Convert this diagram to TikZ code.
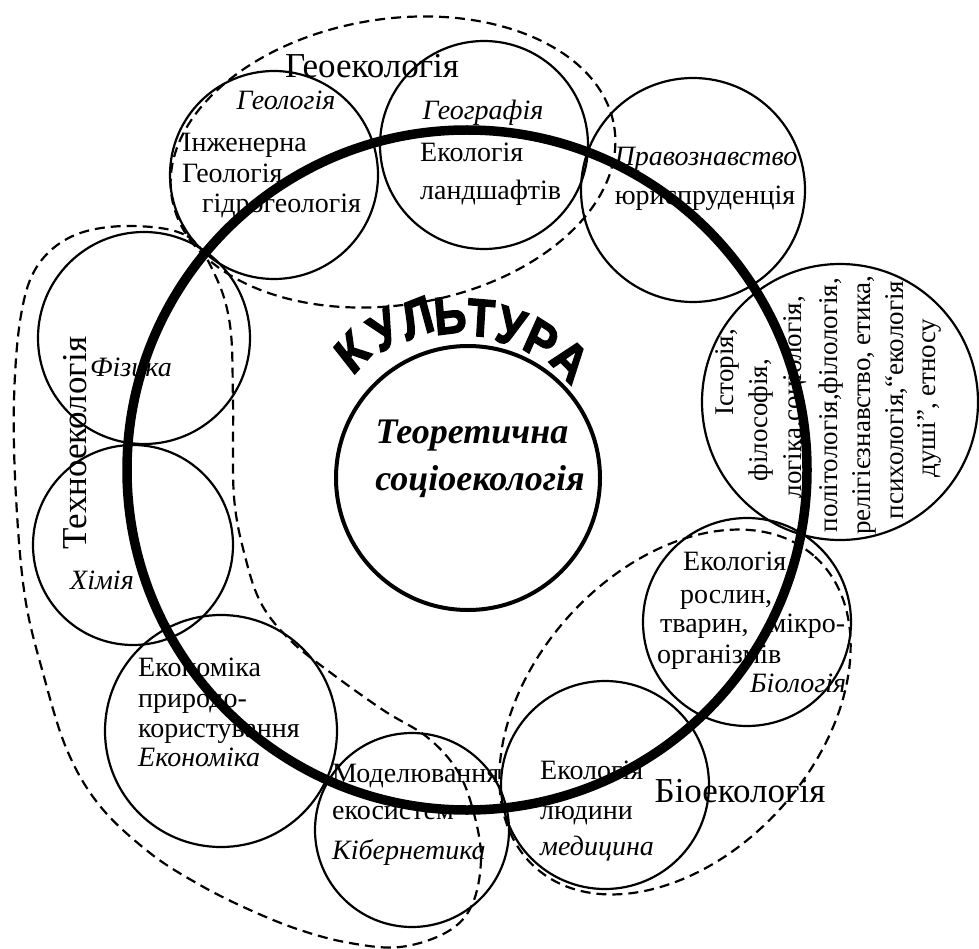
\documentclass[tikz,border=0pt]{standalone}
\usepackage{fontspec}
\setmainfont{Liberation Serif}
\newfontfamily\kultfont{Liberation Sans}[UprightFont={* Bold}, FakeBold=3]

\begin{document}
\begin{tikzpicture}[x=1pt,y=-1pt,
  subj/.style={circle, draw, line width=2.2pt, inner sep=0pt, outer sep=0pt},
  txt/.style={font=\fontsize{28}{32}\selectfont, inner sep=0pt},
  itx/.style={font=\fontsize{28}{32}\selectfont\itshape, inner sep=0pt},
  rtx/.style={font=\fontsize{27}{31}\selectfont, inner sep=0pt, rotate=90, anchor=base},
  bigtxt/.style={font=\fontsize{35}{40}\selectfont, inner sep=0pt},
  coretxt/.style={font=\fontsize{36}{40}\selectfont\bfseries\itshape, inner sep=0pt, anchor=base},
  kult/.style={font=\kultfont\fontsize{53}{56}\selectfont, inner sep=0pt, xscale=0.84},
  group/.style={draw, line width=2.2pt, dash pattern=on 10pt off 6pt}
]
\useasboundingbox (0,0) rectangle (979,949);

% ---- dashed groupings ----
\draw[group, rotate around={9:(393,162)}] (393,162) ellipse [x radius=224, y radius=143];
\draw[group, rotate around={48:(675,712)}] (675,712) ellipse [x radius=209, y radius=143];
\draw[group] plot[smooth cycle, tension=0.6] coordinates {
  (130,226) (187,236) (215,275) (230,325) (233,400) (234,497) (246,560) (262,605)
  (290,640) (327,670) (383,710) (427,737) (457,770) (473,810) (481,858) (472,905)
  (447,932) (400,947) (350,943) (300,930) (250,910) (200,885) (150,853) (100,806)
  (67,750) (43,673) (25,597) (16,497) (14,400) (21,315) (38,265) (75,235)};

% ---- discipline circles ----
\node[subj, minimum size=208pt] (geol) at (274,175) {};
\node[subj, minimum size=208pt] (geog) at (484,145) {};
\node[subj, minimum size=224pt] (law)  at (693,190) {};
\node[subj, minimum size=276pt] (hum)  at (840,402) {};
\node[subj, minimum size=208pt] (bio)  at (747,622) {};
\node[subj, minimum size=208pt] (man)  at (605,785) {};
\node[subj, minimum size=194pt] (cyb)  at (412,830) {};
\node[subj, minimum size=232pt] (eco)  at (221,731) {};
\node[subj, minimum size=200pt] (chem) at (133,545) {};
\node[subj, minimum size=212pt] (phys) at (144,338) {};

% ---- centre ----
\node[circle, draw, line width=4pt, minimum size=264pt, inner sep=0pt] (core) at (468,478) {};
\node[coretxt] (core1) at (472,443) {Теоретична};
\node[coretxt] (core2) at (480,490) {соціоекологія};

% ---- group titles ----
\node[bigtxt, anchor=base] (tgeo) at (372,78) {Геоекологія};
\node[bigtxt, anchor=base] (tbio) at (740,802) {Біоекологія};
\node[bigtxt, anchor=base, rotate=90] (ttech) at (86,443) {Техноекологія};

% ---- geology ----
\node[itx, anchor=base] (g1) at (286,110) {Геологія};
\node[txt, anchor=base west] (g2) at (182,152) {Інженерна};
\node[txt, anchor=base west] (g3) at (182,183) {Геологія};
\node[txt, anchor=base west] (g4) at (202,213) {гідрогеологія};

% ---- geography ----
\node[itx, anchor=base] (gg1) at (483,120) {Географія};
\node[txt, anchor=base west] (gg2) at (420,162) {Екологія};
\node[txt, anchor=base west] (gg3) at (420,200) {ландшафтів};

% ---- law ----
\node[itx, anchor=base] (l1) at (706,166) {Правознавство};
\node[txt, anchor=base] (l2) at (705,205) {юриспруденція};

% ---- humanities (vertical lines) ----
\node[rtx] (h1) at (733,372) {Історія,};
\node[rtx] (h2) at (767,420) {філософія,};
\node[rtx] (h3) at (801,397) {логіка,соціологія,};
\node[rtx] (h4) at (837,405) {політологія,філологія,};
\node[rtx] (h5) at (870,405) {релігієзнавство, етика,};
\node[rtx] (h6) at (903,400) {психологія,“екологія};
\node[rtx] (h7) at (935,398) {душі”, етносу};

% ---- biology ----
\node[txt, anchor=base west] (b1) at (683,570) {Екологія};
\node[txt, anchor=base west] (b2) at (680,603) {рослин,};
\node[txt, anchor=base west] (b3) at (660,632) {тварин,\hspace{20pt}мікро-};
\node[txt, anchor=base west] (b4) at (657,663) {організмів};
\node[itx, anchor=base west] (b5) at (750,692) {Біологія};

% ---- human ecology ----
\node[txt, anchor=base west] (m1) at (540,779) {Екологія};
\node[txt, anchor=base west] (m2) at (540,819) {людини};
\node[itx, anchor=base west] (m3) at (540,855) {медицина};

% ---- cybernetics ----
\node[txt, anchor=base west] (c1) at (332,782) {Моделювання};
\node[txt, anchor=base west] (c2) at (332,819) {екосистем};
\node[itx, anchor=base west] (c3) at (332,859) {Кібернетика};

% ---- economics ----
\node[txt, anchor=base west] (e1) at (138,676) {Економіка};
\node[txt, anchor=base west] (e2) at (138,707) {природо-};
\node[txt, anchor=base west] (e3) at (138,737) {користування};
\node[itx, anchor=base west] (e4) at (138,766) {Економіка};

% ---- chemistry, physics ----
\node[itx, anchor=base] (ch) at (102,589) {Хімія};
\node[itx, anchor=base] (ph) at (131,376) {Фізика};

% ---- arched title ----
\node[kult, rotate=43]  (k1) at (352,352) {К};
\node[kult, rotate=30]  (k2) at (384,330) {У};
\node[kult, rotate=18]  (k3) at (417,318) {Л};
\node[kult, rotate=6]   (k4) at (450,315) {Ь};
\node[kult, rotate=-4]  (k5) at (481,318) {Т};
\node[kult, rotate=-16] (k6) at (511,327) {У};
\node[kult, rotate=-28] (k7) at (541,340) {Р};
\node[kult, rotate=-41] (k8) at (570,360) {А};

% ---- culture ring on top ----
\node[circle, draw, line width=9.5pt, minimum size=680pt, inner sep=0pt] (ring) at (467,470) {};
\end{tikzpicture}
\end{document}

• **AIM OF THE EXERCISE**: Write out an exact copy of the listing, first line through the line containing "(67,750) (43,673) (25,597)", with the pictures left out.

• **CORRECT ANSWER**:
Convert this diagram to TikZ code.
\documentclass[tikz,border=0pt]{standalone}
\usepackage{fontspec}
\setmainfont{Liberation Serif}
\newfontfamily\kultfont{Liberation Sans}[UprightFont={* Bold}, FakeBold=3]

\begin{document}
\begin{tikzpicture}[x=1pt,y=-1pt,
  subj/.style={circle, draw, line width=2.2pt, inner sep=0pt, outer sep=0pt},
  txt/.style={font=\fontsize{28}{32}\selectfont, inner sep=0pt},
  itx/.style={font=\fontsize{28}{32}\selectfont\itshape, inner sep=0pt},
  rtx/.style={font=\fontsize{27}{31}\selectfont, inner sep=0pt, rotate=90, anchor=base},
  bigtxt/.style={font=\fontsize{35}{40}\selectfont, inner sep=0pt},
  coretxt/.style={font=\fontsize{36}{40}\selectfont\bfseries\itshape, inner sep=0pt, anchor=base},
  kult/.style={font=\kultfont\fontsize{53}{56}\selectfont, inner sep=0pt, xscale=0.84},
  group/.style={draw, line width=2.2pt, dash pattern=on 10pt off 6pt}
]
\useasboundingbox (0,0) rectangle (979,949);

% ---- dashed groupings ----
\draw[group, rotate around={9:(393,162)}] (393,162) ellipse [x radius=224, y radius=143];
\draw[group, rotate around={48:(675,712)}] (675,712) ellipse [x radius=209, y radius=143];
\draw[group] plot[smooth cycle, tension=0.6] coordinates {
  (130,226) (187,236) (215,275) (230,325) (233,400) (234,497) (246,560) (262,605)
  (290,640) (327,670) (383,710) (427,737) (457,770) (473,810) (481,858) (472,905)
  (447,932) (400,947) (350,943) (300,930) (250,910) (200,885) (150,853) (100,806)
  (67,750) (43,673) (25,597) (16,497) (14,400) (21,315) (38,265) (75,235)};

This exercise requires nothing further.